• **Exercise brief**
Return the lines that follow, exactly as they appear, from the first through the one containing "import * as"; no pictures are to be included.

• **Material provided**
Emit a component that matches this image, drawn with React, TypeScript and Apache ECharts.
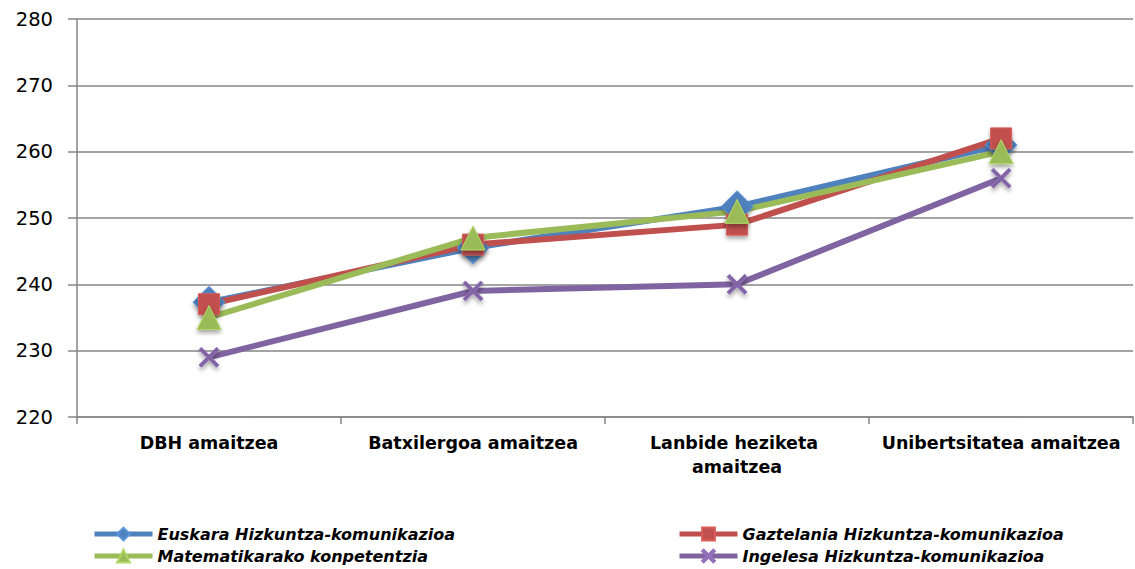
import React, { useEffect, useRef } from "react";
import * as echarts from "echarts";

const categories = ["DBH amaitzea", "Batxilergoa amaitzea", "Lanbide heziketa amaitzea", "Unibertsitatea amaitzea"];
const seriesNames = [
  "Euskara Hizkuntza-komunikazioa",
  "Gaztelania Hizkuntza-komunikazioa",
  "Matematikarako konpetentzia",
  "Ingelesa Hizkuntza-komunikazioa",
];
const euskara = [237.3, 245.5, 251.7, 261];
const gaztelania = [237, 246, 249, 262];
const matematika = [235, 247, 251, 260];
const ingelesa = [229, 239, 240, 256];
const yTicks = { min: 220, max: 280, interval: 10 };

const colors = ["#4F81BD", "#C0504D", "#9BBB59", "#8064A2"];
const symbols = [
  "diamond",
  "rect",
  "triangle",
  "path://M0,1.2 L1.2,0 L5,3.8 L8.8,0 L10,1.2 L6.2,5 L10,8.8 L8.8,10 L5,6.2 L1.2,10 L0,8.8 L3.8,5 Z",
];
const symbolSizes = [32, 21, 24, 20];

export default function App() {
  const ref = useRef<HTMLDivElement>(null);
  useEffect(() => {
    if (!ref.current) return;
    const chart = echarts.init(ref.current, undefined, { renderer: "svg" });
    const values = [euskara, gaztelania, matematika, ingelesa];
    const legendPos = [
      { left: 92, top: 526 },
      { left: 677, top: 526 },
      { left: 92, top: 548 },
      { left: 677, top: 548 },
    ];
    chart.setOption({
      animation: false,
      backgroundColor: "#ffffff",
      grid: { left: 77, right: 1, top: 19, bottom: 152, containLabel: false },
      xAxis: {
        type: "category",
        data: categories,
        boundaryGap: true,
        axisLine: { lineStyle: { color: "#868686", width: 1.5 } },
        axisTick: { show: true, length: 7, lineStyle: { color: "#868686", width: 1.5 } },
        axisLabel: {
          interval: 0,
          color: "#000",
          fontFamily: "DejaVu Sans",
          fontWeight: "bold",
          fontSize: 17.5,
          margin: 14,
          width: 262,
          overflow: "break",
          lineHeight: 24,
        },
      },
      yAxis: {
        type: "value",
        min: yTicks.min,
        max: yTicks.max,
        interval: yTicks.interval,
        axisLine: { show: true, lineStyle: { color: "#868686", width: 1.5 } },
        axisTick: { show: true, length: 9, lineStyle: { color: "#868686", width: 1.5 } },
        splitLine: { lineStyle: { color: "#868686", width: 1.5 } },
        axisLabel: { color: "#000", fontFamily: "DejaVu Sans", fontSize: 19.5, margin: 24 },
      },
      legend: seriesNames.map((n, i) => ({
        data: [n],
        left: legendPos[i].left,
        top: legendPos[i].top,
        itemWidth: 58,
        itemHeight: 16,
        itemGap: 2,
        padding: 0,
        lineStyle: { width: 5 },
        textStyle: {
          fontFamily: "DejaVu Sans",
          fontWeight: "bold",
          fontStyle: "italic",
          fontSize: 16,
          color: "#000",
        },
      })),
      series: seriesNames.map((n, i) => ({
        name: n,
        type: "line",
        data: values[i],
        symbol: symbols[i],
        symbolSize: symbolSizes[i],
        lineStyle: { color: colors[i], width: 6 },
        itemStyle: {
          color: colors[i],
          borderColor: echarts.color.lift(colors[i], -0.15),
          borderWidth: 1,
          shadowColor: "rgba(0,0,0,0.35)",
          shadowBlur: 4,
          shadowOffsetY: 3,
        },
      })),
    });
    return () => chart.dispose();
  }, []);
  return (
    <div
      ref={ref}
      style={{ position: "fixed", left: 0, top: 0, width: 1135, height: 569, background: "#fff" }}
    />
  );
}
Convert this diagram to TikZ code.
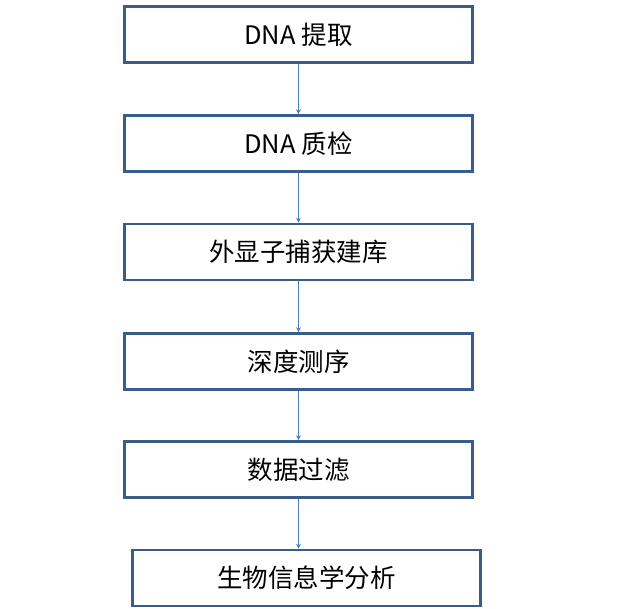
\documentclass[tikz,border=0pt]{standalone}
\usepackage{fontspec}
\setmainfont{Noto Sans CJK SC}
\usetikzlibrary{arrows.meta}
\definecolor{boxblue}{HTML}{385D8A}
\definecolor{linkblue}{HTML}{4A7EBB}
\tikzset{
  stepbox/.style={draw=boxblue, line width=2.6pt, fill=white,
    minimum width=348pt, minimum height=56pt, inner sep=0pt,
    font=\fontsize{25.5pt}{28pt}\selectfont},
  link/.style={->, draw=linkblue, line width=0.8pt}
}
\begin{document}
\begin{tikzpicture}[x=1pt,y=-1pt,>={Stealth[length=5pt,width=5pt]}]
  \useasboundingbox (0,0) rectangle (624,609);
  \node[stepbox] (extract) at (298.5,34.5) {DNA 提取};
  \node[stepbox] (qc) at (298.5,143.5) {DNA 质检};
  \node[stepbox] (capture) at (298.5,252) {外显子捕获建库};
  \node[stepbox] (seq) at (298.5,361.5) {深度测序};
  \node[stepbox] (filter) at (298.5,469.5) {数据过滤};
  \node[stepbox] (bioinfo) at (306.5,578) {生物信息学分析};
  % arrows between steps
  \draw[link] (extract) -- (qc);
  \draw[link] (qc) -- (capture);
  \draw[link] (capture) -- (seq);
  \draw[link] (seq) -- (filter);
  \draw[link] (filter.south) -- (filter.south |- bioinfo.north);
\end{tikzpicture}
\end{document}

• **Expected answer**
Emit a component that matches this image, drawn with React, TypeScript and Apache ECharts.
import React, { useEffect, useRef } from "react";
import * as echarts from "echarts";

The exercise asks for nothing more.